** begin EXERCISE INPUT **

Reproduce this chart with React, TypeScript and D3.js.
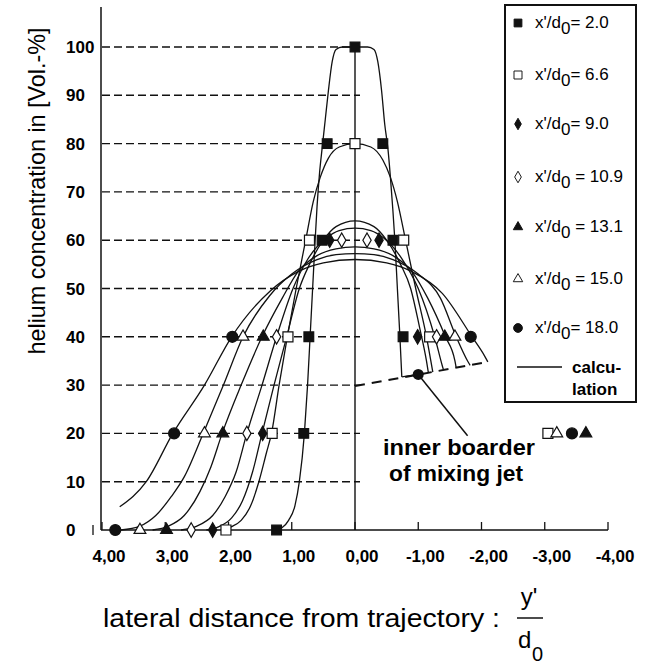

** end EXERCISE INPUT **
** begin EXERCISE INPUT **

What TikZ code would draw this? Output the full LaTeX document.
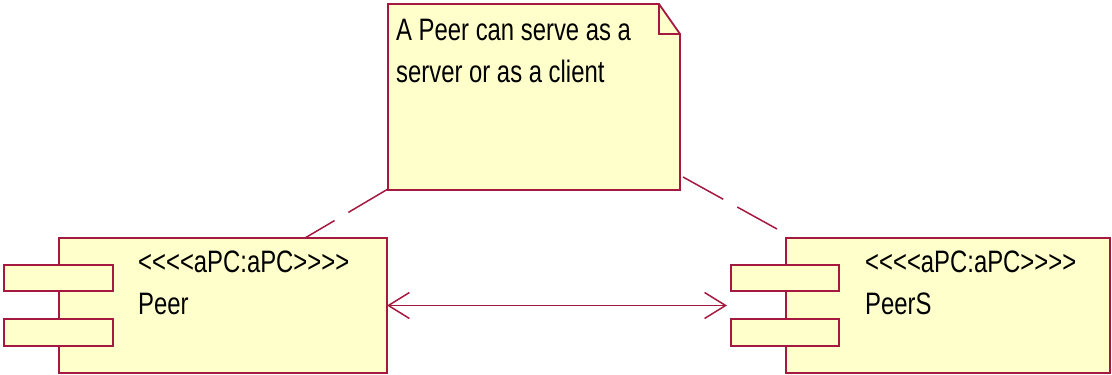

** end EXERCISE INPUT **
** begin EXERCISE INPUT **

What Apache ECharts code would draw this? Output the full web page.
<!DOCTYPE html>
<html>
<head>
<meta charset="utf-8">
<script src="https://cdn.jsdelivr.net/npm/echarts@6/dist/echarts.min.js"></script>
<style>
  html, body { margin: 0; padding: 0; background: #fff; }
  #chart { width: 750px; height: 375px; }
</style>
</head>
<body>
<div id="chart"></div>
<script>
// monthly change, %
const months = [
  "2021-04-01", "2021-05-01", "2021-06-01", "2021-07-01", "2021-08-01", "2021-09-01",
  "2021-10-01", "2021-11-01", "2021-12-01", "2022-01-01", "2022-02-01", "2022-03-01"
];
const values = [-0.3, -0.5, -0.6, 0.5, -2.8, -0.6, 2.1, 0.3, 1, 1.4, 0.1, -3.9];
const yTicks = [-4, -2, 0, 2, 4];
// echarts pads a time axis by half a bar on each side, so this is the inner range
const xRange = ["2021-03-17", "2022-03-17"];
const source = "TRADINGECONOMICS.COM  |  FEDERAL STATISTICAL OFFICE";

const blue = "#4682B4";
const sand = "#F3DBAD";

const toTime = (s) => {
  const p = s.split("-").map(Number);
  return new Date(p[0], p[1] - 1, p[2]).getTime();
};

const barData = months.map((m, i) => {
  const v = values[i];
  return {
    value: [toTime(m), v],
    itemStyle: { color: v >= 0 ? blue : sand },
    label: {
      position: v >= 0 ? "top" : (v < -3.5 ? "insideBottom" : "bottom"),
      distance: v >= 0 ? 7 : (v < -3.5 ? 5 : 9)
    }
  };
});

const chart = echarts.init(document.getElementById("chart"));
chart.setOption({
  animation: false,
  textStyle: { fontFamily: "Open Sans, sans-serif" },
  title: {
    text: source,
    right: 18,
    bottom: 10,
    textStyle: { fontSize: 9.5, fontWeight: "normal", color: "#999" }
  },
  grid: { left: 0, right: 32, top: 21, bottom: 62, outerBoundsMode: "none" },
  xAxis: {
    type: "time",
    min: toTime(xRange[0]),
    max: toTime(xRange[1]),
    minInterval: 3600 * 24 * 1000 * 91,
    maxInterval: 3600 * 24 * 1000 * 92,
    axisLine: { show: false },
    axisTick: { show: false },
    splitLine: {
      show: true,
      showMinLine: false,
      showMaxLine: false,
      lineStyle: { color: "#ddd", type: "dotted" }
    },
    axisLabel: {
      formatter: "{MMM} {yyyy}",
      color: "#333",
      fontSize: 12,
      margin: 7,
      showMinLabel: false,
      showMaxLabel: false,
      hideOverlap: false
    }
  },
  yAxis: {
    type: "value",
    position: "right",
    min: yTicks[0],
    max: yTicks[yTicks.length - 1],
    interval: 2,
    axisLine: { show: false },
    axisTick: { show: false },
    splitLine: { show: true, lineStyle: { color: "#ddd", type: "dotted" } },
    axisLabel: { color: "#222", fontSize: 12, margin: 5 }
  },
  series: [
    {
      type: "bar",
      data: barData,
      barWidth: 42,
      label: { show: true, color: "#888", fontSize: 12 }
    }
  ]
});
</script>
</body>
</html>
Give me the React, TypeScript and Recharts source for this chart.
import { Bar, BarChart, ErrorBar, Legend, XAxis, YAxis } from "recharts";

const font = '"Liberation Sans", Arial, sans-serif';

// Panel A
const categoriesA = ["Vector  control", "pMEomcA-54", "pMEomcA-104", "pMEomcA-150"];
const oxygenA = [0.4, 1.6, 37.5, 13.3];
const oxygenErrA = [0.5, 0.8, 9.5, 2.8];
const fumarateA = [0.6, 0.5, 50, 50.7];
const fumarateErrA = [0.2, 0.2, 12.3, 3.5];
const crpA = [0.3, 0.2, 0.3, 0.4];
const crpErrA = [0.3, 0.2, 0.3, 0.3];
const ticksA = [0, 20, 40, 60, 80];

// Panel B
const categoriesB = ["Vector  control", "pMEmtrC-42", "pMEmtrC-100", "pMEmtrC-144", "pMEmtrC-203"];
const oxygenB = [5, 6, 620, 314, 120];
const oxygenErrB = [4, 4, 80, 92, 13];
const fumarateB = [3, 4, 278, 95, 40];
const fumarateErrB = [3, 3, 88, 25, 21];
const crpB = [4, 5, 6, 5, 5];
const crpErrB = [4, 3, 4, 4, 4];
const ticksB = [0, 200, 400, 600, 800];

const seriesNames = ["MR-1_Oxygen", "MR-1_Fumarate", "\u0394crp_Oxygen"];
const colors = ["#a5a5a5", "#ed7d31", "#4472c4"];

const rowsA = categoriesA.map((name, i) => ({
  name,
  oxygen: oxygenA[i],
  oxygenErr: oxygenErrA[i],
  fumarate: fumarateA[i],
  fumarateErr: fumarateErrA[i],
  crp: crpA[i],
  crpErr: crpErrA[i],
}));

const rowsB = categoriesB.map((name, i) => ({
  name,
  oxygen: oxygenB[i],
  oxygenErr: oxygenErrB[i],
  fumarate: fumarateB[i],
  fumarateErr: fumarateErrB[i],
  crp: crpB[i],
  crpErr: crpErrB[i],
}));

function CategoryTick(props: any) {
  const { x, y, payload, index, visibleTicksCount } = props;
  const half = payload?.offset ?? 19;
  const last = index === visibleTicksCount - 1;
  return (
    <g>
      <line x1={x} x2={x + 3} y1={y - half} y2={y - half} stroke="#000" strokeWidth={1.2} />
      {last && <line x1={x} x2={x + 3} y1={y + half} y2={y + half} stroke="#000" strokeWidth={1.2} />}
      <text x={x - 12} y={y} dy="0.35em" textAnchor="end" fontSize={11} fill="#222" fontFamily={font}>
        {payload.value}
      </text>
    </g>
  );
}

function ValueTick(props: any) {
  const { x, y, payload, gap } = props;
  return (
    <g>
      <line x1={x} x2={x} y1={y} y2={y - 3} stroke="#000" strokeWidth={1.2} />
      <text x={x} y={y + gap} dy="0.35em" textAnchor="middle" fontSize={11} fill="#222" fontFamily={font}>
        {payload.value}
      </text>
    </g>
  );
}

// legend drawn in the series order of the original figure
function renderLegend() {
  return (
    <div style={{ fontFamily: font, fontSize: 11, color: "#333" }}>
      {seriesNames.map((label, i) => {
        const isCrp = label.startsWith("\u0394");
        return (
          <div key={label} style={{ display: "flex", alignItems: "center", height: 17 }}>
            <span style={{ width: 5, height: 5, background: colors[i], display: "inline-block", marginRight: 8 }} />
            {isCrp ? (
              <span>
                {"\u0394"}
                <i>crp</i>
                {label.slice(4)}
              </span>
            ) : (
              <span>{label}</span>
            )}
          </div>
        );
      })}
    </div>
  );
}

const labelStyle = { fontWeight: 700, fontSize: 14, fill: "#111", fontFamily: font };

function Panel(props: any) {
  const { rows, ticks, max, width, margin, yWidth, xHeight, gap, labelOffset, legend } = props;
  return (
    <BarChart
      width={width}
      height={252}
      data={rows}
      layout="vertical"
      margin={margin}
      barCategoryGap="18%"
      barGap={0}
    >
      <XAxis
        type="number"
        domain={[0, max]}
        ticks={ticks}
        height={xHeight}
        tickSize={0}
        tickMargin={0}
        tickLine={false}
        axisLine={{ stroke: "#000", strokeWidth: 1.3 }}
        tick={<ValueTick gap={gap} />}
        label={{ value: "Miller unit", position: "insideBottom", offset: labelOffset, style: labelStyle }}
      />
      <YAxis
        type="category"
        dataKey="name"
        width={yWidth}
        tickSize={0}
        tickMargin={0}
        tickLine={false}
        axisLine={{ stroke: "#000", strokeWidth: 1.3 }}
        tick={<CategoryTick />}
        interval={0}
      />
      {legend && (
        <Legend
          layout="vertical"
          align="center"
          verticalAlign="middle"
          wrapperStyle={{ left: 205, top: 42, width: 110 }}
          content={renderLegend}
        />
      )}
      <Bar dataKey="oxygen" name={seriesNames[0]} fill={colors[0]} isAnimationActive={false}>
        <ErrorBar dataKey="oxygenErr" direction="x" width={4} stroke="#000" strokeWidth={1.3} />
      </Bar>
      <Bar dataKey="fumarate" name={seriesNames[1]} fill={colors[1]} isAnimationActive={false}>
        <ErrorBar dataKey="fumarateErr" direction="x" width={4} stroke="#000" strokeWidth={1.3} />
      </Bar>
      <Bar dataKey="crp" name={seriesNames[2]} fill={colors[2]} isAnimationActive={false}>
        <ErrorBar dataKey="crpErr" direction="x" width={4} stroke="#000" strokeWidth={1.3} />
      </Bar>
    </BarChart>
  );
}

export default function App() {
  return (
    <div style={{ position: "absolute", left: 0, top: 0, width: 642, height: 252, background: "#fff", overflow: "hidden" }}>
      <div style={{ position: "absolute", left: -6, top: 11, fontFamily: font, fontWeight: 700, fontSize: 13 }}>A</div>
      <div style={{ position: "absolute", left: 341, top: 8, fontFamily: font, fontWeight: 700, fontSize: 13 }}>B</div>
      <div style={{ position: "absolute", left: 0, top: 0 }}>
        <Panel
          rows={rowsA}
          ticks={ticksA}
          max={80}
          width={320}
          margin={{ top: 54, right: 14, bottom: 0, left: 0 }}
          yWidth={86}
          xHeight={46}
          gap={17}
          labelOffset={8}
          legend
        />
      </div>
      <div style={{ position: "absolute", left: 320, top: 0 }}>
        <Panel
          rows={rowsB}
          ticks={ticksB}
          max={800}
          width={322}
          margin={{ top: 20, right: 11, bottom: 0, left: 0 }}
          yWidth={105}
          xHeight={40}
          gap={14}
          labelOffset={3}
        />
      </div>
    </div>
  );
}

** end EXERCISE INPUT **

• _EXERCISE INSTRUCTIONS_
List all lines from the entries that include the word "React".

• _TASK SOLUTION_
Reproduce this chart with React, TypeScript and D3.js.
Give me the React, TypeScript and Recharts source for this chart.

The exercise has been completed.